As in, “Having a bad back sucks…”
I threw my back out YET AGAIN on Sunday, merely by replacing my jar of multivitamins on the shelf from which it came. This has been happening about every two weeks. I feel okay for a week or so, and then some small movement (sneezing, walking down stairs, bending slightly over the sink to spit out my toothpaste) clenches my back up and I’m laid up for 2-3 days. Up until now I’ve tried to tough it out, but being in pain like that is taking more and more out of me.
Having back pain sucks. Being in constant pain sucks, even if the pain is relatively manageable and only lasts for a couple days. I know and totally appreciate the fact that there are people out there who are in much worse pain ALL THE TIME, and my heart goes out to them, because I’m getting to the end of my rope with this bullshit.
Being in pain requires a lot of fucking effort. When my back hurts, I walk differently, I sit differently, I move differently. I feel totally useless at work. I can’t lift anything, I can’t pack boxes because our packing table is really low and it kills my back. Standing too long hurts. Sitting too long hurts. Taking any painkillers, like Vicodin or Darvocet, helps a little, but makes me feel stoned and only leaves me wanting more drugs. Being in pain is exhausting and scary. Even when I don’t hurt, I’m afraid of hurting. I haven’t been exercising much, other than Pilates once a week, because I’m afraid to set my back off.
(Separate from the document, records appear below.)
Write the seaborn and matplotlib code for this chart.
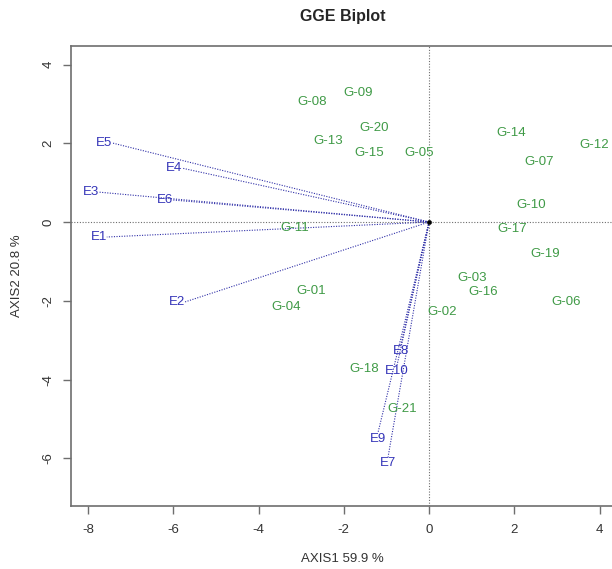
import numpy as np
import pandas as pd
import matplotlib
matplotlib.use("Agg")
import matplotlib.pyplot as plt
import seaborn as sns

sns.set_style("white")
plt.rcParams['font.family'] = ['Liberation Sans', 'DejaVu Sans']
plt.rcParams['axes.unicode_minus'] = False

# genotipos (scores PC1, PC2)
genotipos = ["G-01", "G-02", "G-03", "G-04", "G-05", "G-06", "G-07", "G-08", "G-09", "G-10", "G-11",
             "G-12", "G-13", "G-14", "G-15", "G-16", "G-17", "G-18", "G-19", "G-20", "G-21"]
gen_x = [-2.77, 0.31, 1.01, -3.36, -0.23, 3.22, 2.58, -2.74, -1.67, 2.39, -3.15,
         3.88, -2.37, 1.92, -1.41, 1.27, 1.95, -1.53, 2.72, -1.29, -0.63]
gen_y = [-1.75, -2.28, -1.42, -2.16, 1.75, -2.03, 1.52, 3.05, 3.27, 0.43, -0.15,
         1.95, 2.06, 2.26, 1.75, -1.78, -0.18, -3.74, -0.81, 2.39, -4.75]

# ambientes (vetores)
ambientes = ["E1", "E2", "E3", "E4", "E5", "E6", "E7", "E8", "E9", "E10"]
amb_x = [-7.56, -5.73, -7.75, -5.80, -7.44, -6.01, -0.96, -0.66, -1.20, -0.75]
amb_y = [-0.38, -2.03, 0.76, 1.37, 2.01, 0.56, -5.96, -3.12, -5.36, -3.63]

titulo = "GGE Biplot"
eixo_x = "AXIS1 59.9 %"
eixo_y = "AXIS2 20.8 %"

gen = pd.DataFrame({"nome": genotipos, "x": gen_x, "y": gen_y})
amb = pd.DataFrame({"nome": ambientes, "x": amb_x, "y": amb_y})

verde = "#3f9a46"
azul = "#3434b8"
cinza = "#6e6e6e"

fig = plt.figure(figsize=(6.12, 5.69), dpi=100)
ax = fig.add_axes([71 / 612, 1 - 506 / 569, 543 / 612, 460 / 569])

ax.axhline(0, color=cinza, lw=0.8, ls=(0, (1, 1.5)), zorder=1)
ax.axvline(0, color=cinza, lw=0.8, ls=(0, (1, 1.5)), zorder=1)

# vetores dos ambientes
for _, r in amb.iterrows():
    ax.plot([0, r.x], [0, r.y], color="#3030a8", lw=0.8, ls=(0, (1, 1.3)), zorder=2)
    if abs(r.x) > abs(r.y):
        ha, va = ("right" if r.x < 0 else "left"), "center"
    else:
        ha, va = "center", ("top" if r.y < 0 else "bottom")
    ax.text(r.x, r.y, r.nome, color=azul, fontsize=9.5, ha=ha, va=va, zorder=3)

for _, r in gen.iterrows():
    ax.text(r.x, r.y, r.nome, color=verde, fontsize=9.5, ha="center", va="center", zorder=3)

sns.scatterplot(x=[0], y=[0], color="black", s=10, ax=ax, zorder=4, edgecolor="black")

ax.set_xlim(-8.40, 4.34)
ax.set_ylim(-7.21, 4.47)
ax.set_xticks([-8, -6, -4, -2, 0, 2, 4])
ax.set_yticks([-6, -4, -2, 0, 2, 4])

for lado in ["left", "bottom", "top"]:
    ax.spines[lado].set_color(cinza)
    ax.spines[lado].set_linewidth(1.2)
ax.spines["right"].set_visible(False)

ax.tick_params(axis="both", direction="out", length=6, width=1, color=cinza,
               labelsize=9.5, labelcolor="#333333", left=True, bottom=True)
ax.tick_params(axis="x", pad=7)
ax.tick_params(axis="y", pad=6, labelrotation=90)
for t in ax.get_yticklabels():
    t.set_va("center")

ax.set_xlabel(eixo_x, fontsize=9.5, color="#333333", labelpad=12)
ax.set_ylabel(eixo_y, fontsize=9.5, color="#333333", labelpad=14)
ax.set_title(titulo, fontsize=11.5, fontweight="bold", pad=18)

fig.savefig("out.png", dpi=100)
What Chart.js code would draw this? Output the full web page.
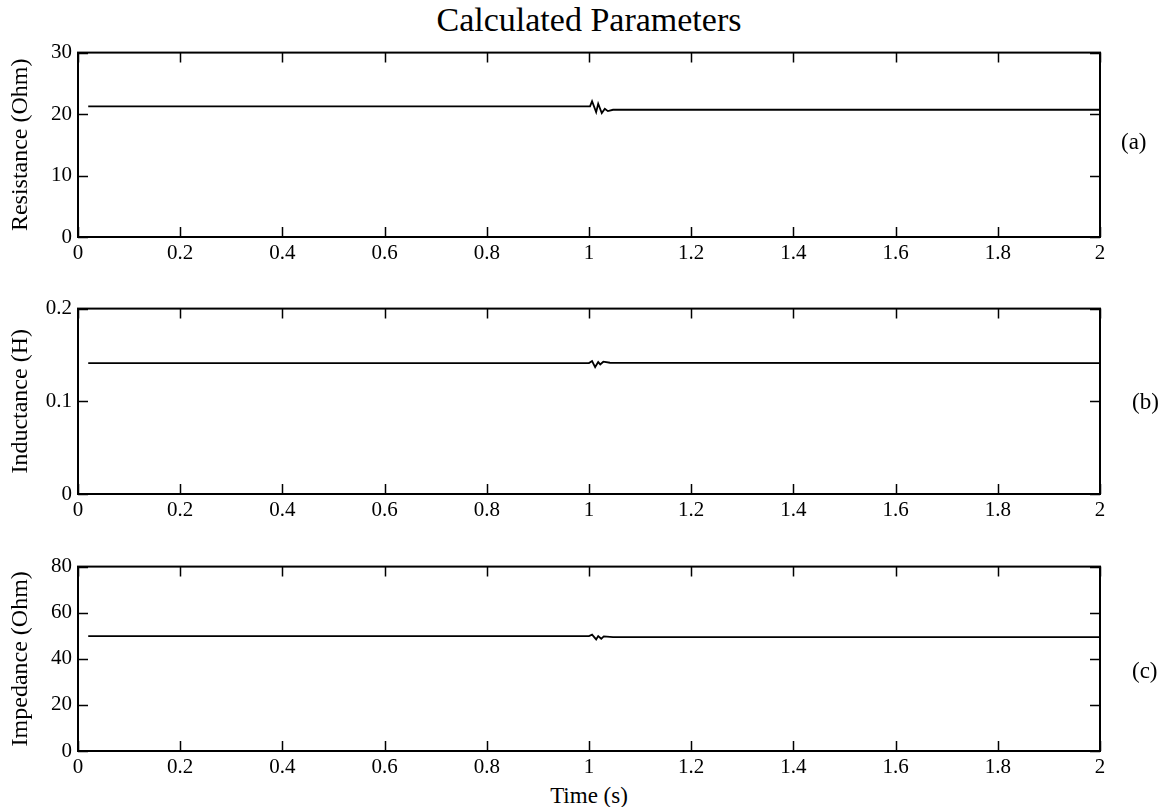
<!DOCTYPE html>
<html>
<head>
<meta charset="utf-8">
<script src="https://cdn.jsdelivr.net/npm/chart.js@4/dist/chart.umd.min.js"></script>
<style>
  body { margin: 0; background: #fff; width: 1165px; height: 807px; position: relative; overflow: hidden; font-family: "Liberation Serif", "Times New Roman", serif; color: #000; }
  canvas { position: absolute; left: 0; }
  .txt { position: absolute; white-space: nowrap; line-height: 1; }
  #title { left: 0; width: 1178px; text-align: center; top: 3px; font-size: 34px; }
  #xlabel { left: 0; width: 1178px; text-align: center; top: 784px; font-size: 23px; }
  .tag { font-size: 23px; }
</style>
</head>
<body>
<div class="txt" id="title">Calculated Parameters</div>
<canvas id="panelA" width="1165" height="233" style="top:34px"></canvas>
<canvas id="panelB" width="1165" height="234" style="top:290px"></canvas>
<canvas id="panelC" width="1165" height="233" style="top:548px"></canvas>
<div class="txt tag" style="top:130px; left:1121px">(a)</div>
<div class="txt tag" style="top:390px; left:1132px">(b)</div>
<div class="txt tag" style="top:659px; left:1132px">(c)</div>
<div class="txt" id="xlabel">Time (s)</div>
<script>
// estimated parameters over time, with the transient just after t = 1 s
const timeR = [0.02, 1.002, 1.006, 1.014, 1.018, 1.025, 1.031, 1.037, 1.047, 2.0];
const resistance = [21.24, 21.24, 22.1, 20.32, 21.68, 20.16, 20.87, 20.48, 20.7, 20.7];

const timeL = [0.02, 1.0, 1.006, 1.012, 1.018, 1.022, 1.028, 1.041, 2.0];
const inductance = [0.1412, 0.1412, 0.1434, 0.1369, 0.1423, 0.1398, 0.1427, 0.1416, 0.1412];

const timeZ = [0.02, 1.0, 1.006, 1.014, 1.018, 1.024, 1.029, 1.047, 2.0];
const impedance = [49.86, 49.86, 50.45, 48.43, 49.86, 48.7, 49.7, 49.4, 49.4];

const xTicks = [0, 0.2, 0.4, 0.6, 0.8, 1, 1.2, 1.4, 1.6, 1.8, 2];

Chart.defaults.color = '#000';
Chart.defaults.font.family = '"Liberation Serif", "Times New Roman", serif';

// box around the plot area with inward ticks on all four sides
const frame = {
  id: 'frame',
  afterDraw(chart) {
    const { ctx, chartArea: a, scales: { x, y } } = chart;
    ctx.save();
    ctx.strokeStyle = '#000';
    ctx.lineWidth = 2;
    ctx.strokeRect(a.left, a.top, a.right - a.left, a.bottom - a.top);
    ctx.lineWidth = 1.5;
    ctx.beginPath();
    x.ticks.forEach(t => {
      const px = Math.round(x.getPixelForValue(t.value)) + 0.5;
      ctx.moveTo(px, a.bottom); ctx.lineTo(px, a.bottom - 10);
      ctx.moveTo(px, a.top); ctx.lineTo(px, a.top + 10);
    });
    y.ticks.forEach(t => {
      const py = Math.round(y.getPixelForValue(t.value)) + 0.5;
      ctx.moveTo(a.left, py); ctx.lineTo(a.left + 10, py);
      ctx.moveTo(a.right, py); ctx.lineTo(a.right - 10, py);
    });
    ctx.stroke();
    ctx.restore();
  }
};

function panel(id, times, values, yMax, yStep, yTitle) {
  return new Chart(document.getElementById(id), {
    type: 'line',
    data: {
      datasets: [{
        data: times.map((t, i) => ({ x: t, y: values[i] })),
        borderColor: '#000',
        borderWidth: 1.8,
        pointRadius: 0,
        tension: 0
      }]
    },
    options: {
      responsive: false,
      animation: false,
      devicePixelRatio: 1,
      layout: { padding: { top: 10, right: 65, left: 0, bottom: 0 } },
      plugins: { legend: { display: false }, tooltip: { enabled: false } },
      scales: {
        x: {
          type: 'linear',
          min: 0, max: 2,
          afterFit: s => { s.height = 30; },
          afterBuildTicks: s => { s.ticks = xTicks.map(v => ({ value: v })); },
          grid: { display: false, drawTicks: false },
          border: { display: false },
          ticks: { font: { size: 21 }, padding: 4, maxRotation: 0, autoSkip: false,
                   callback: v => String(+v.toFixed(1)) }
        },
        y: {
          min: 0, max: yMax,
          afterFit: s => { s.width = 78; },
          grid: { display: false, drawTicks: false },
          border: { display: false },
          ticks: { font: { size: 21 }, padding: 6, stepSize: yStep,
                   callback: v => String(+v.toFixed(2)) },
          title: { display: true, text: yTitle, font: { size: 24 }, padding: { top: 6, bottom: 0 } }
        }
      }
    },
    plugins: [frame]
  });
}

panel('panelA', timeR, resistance, 30, 10, 'Resistance (Ohm)');
panel('panelB', timeL, inductance, 0.2, 0.1, 'Inductance (H)');
panel('panelC', timeZ, impedance, 80, 20, 'Impedance (Ohm)');
</script>
</body>
</html>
I finally decided enough is enough and I went to the doctor this afternoon. She said, first of all, that it doesn’t sound like anything serious, like a herniated disc, but that I probably do have a disc that is (in her words) “sensitive” or “touchy” which moves a bit and sets off a nerve that causes a group of muscles to spasm.
The shitty part is that she told me that everything I am already doing - bed rest, anti-inflammatories (Advil or Aleve), ice, heat, Pilates - is the only way to treat it. She gave me a prescription for muscle relaxants and a recommendation for some physical therapy, but that’s it. I don’t want to learn how to manage the pain, I want the pain to GO AWAY. I don’t want to be laid up for a week’s worth of days every month, and I don’t want to be taking pain killers to deal with it either.
A friend of mine from work has dealt with some pretty serious back problems of her own and has told me that her physical therapist is great and helped her immensely, so I will give him a call. I really hope it will help, because I am so over this shit.